Indonesia kalah gugatan sengketa larangan ekspor nikel di Organisasi Perdagangan Dunia (WTO). Informasi itu disampaikan oleh Menteri ESDM Arifin Tasrif dalam Rapat Kerja dengan Komisi VII DPR Senin (21/11). Dalam rapat, Arifin membacakan hasil final putusan panel WTO di Dispute Settlement Body (DSB) atas perkara larangan ekspor nikel Indonesia yang dicatat dalam sengketa DS 592. Arifin mengatakan berdasarkan putusan tertanggal 17 Oktober 2022, dijelaskan bahwa Indonesia terbukti melanggar ketentuan WTO Pasal XI.1 GATT 1994 dan tidak dapat dijustifikasi dengan Pasal XI.2 (a) dan XX (d) GATT 1994.
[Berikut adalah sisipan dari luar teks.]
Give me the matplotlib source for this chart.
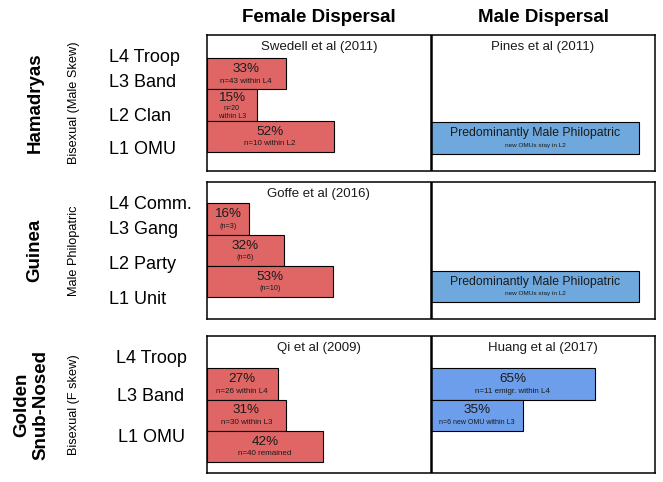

Beberapa regulasi atau peraturan perundang-undangan Indonesia yang dinilai melanggar ketentuan WTO, antara lain UU No 4 Tahun 2009 Tentang Pertambangan Mineral dan Batu Bara dan Peraturan Menteri ESDM Nomor 11 Tahun 2019 Tentang Pengusahaan Pertambangan Mineral dan Batu Bara. Lalu, Peraturan Menteri Perdagangan Nomor 96 Tahun 2019 tentang Ketentuan Ekspor Produk Pertambangan Hasil Pengolahan dan Pemurnian serta Peraturan Menteri ESDM Nomor 7 Tahun 2020 tentang Tata Cara Pemberian Wilayah, Perizinan, dan Pelaporan Pada Kegiatan Usaha Pertambangan Mineral dan Batu Bara.
Final report akan didistribusikan kepada anggota WTO lain pada 30 November 2022 dan akan dimasukkan ke dalam agenda DSB pada 20 Desember 2022. Meski kalah, Arifin mengatakan pemerintah tak akan menyerah. Ia menegaskan Indonesia siap mengajukan banding atas putusan itu. Pemerintah berpandangan keputusan panel belum memiliki kekuatan hukum yang tetap, sehingga masih terdapat peluang untuk appeal atau banding. Pemerintah juga tidak perlu mengubah peraturan atau bahkan mencabut kebijakan yang tidak sesuai sebelum keputusan diadopsi oleh Dispute Settlement Body (DSB). Selain banding, Arifin melanjutkan pemerintah bakal terus mempertahankan kebijakan hilirisasi mineral yakni nikel dengan cara mempercepat proses pembangunan smelter di dalam negeri.